__Aim__: Return only the stretch of the material below that begins with the line containing "Generate a Python" and ends with the line containing "import plotly.graph_objects as go", exactly; both of those lines belong to it.

__Records for this task__:
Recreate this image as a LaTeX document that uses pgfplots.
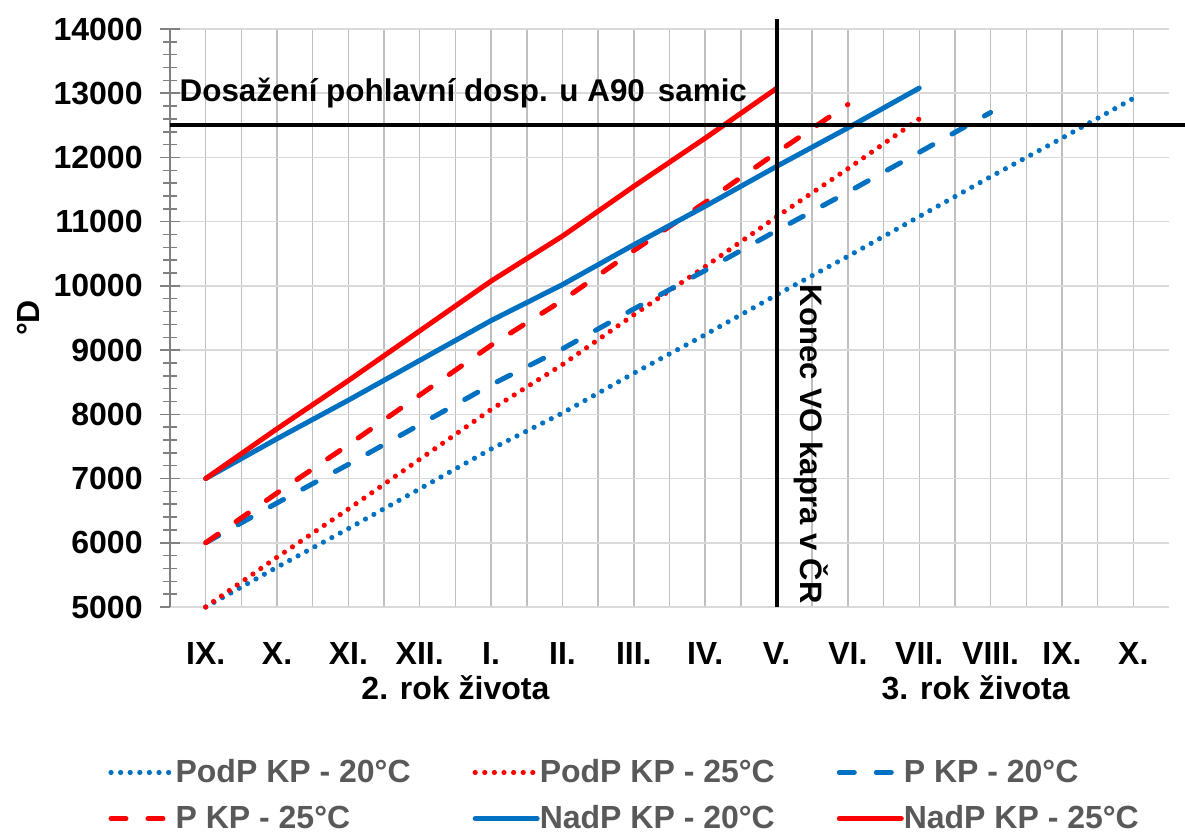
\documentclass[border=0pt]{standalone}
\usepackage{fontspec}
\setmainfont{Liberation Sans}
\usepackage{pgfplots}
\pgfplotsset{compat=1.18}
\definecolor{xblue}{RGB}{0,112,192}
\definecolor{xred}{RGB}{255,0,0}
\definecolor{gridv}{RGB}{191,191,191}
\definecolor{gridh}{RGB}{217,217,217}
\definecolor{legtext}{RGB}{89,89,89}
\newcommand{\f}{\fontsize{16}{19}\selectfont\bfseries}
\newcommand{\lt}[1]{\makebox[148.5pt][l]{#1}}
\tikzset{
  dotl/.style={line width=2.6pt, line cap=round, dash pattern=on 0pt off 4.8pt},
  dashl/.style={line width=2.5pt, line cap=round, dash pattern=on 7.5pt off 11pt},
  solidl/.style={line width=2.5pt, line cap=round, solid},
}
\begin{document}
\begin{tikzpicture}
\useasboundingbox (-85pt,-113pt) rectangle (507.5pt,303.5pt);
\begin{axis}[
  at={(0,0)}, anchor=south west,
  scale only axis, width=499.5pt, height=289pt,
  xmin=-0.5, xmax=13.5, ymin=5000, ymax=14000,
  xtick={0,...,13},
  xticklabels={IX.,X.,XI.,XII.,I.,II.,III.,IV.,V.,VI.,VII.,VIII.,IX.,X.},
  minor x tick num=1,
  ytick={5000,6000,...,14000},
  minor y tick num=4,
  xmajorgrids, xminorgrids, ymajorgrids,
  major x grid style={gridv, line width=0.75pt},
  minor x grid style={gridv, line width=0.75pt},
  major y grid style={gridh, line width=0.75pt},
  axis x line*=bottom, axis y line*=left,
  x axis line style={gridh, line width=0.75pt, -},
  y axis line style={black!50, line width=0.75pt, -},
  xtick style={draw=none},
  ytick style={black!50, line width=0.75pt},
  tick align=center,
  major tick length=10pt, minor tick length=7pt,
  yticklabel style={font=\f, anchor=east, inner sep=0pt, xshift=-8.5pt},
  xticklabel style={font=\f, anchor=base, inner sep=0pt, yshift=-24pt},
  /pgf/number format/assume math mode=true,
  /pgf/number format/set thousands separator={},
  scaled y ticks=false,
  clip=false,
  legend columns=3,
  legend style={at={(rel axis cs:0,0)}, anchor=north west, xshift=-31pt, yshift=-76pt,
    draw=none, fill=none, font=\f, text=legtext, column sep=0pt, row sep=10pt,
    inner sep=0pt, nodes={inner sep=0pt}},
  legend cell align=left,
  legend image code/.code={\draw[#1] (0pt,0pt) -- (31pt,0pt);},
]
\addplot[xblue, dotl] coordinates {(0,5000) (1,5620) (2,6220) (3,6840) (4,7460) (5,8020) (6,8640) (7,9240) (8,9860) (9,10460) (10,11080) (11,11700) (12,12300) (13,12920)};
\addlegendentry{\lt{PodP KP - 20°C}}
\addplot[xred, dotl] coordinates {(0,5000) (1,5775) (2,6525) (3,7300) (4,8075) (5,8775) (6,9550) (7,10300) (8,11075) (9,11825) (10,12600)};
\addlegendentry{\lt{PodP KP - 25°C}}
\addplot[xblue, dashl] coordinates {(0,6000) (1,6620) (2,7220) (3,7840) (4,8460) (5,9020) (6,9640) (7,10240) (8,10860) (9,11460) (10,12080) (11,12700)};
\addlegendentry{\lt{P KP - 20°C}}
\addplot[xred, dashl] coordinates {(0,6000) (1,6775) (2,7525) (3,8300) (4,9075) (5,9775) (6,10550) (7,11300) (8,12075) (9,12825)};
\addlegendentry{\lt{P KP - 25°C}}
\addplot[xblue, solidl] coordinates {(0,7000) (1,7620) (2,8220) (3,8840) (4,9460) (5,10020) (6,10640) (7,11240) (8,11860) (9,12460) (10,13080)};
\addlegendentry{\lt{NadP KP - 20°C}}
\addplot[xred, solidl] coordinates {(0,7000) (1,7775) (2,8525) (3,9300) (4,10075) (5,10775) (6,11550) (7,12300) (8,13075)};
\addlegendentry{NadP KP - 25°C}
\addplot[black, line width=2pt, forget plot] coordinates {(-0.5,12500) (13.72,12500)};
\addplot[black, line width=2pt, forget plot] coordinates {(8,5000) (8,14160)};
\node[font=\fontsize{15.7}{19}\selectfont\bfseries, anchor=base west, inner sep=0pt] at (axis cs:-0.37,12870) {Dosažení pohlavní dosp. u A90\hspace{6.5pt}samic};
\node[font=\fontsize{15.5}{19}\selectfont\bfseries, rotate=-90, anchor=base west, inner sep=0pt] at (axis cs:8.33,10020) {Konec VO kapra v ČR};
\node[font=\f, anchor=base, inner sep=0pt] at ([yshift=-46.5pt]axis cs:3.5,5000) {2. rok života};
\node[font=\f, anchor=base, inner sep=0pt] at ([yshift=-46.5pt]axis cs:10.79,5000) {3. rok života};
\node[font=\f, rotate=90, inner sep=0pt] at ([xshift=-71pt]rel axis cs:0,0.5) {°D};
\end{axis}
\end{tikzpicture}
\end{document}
* * *
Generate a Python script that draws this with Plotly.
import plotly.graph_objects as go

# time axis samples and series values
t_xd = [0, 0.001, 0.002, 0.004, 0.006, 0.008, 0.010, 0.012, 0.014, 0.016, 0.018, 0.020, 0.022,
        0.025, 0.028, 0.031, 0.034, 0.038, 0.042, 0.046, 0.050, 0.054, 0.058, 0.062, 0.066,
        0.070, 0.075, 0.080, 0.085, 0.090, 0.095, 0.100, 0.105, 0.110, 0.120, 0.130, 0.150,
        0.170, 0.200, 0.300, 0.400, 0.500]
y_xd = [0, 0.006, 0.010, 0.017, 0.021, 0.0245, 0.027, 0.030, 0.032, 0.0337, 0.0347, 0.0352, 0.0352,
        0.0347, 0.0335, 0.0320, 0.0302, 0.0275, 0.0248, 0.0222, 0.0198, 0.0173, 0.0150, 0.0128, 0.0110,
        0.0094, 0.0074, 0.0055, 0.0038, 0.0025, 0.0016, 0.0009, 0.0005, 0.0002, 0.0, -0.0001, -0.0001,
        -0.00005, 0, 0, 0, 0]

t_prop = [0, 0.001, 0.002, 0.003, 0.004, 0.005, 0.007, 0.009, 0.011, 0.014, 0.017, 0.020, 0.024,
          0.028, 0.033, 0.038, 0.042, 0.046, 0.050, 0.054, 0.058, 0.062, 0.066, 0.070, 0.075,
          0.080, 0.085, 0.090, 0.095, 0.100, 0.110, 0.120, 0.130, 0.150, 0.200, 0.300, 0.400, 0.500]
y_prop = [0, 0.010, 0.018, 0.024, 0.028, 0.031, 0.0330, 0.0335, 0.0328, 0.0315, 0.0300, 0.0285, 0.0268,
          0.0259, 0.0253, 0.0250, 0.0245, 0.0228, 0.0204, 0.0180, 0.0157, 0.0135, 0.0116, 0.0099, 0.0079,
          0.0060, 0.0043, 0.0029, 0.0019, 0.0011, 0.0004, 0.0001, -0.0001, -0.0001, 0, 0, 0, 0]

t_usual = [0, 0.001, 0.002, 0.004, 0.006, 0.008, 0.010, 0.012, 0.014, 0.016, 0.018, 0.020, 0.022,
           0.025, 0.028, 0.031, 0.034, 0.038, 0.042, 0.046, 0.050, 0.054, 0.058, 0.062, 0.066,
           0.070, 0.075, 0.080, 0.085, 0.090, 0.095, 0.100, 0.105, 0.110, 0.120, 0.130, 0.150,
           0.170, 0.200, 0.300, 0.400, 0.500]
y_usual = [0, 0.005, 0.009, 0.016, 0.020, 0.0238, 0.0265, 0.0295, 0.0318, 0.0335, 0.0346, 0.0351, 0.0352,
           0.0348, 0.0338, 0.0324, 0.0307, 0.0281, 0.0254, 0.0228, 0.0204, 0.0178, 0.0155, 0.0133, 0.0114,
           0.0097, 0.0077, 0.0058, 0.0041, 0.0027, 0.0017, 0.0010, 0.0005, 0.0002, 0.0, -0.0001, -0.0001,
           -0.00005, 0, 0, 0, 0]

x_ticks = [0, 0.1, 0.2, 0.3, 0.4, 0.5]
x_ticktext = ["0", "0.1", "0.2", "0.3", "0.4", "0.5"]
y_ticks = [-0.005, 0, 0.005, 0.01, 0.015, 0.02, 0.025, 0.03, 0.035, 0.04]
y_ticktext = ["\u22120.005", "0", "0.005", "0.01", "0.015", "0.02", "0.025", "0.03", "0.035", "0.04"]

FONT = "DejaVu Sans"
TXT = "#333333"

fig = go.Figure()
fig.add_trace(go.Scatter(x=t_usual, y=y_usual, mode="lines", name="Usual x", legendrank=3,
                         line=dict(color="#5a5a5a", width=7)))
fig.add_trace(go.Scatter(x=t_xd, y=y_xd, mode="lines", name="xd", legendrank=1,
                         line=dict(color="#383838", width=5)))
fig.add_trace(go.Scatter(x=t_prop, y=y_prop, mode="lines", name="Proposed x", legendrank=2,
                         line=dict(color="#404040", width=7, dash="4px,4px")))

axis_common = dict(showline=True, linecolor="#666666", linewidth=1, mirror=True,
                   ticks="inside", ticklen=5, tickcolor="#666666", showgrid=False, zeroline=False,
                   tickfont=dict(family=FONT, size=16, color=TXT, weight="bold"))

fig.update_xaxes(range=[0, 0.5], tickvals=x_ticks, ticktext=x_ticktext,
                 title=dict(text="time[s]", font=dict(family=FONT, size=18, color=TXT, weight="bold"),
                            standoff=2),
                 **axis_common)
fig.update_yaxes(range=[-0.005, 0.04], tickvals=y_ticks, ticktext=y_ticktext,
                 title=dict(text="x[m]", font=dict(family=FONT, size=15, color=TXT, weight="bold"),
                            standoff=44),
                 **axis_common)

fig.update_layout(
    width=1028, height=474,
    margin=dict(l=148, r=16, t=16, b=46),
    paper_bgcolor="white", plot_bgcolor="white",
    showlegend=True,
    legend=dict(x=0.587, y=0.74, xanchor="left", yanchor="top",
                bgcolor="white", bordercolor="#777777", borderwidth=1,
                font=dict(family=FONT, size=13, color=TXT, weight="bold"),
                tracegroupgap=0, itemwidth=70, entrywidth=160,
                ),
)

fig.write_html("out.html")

__Finished exercise__:
Generate a Python script that draws this with Plotly.
import plotly.graph_objects as go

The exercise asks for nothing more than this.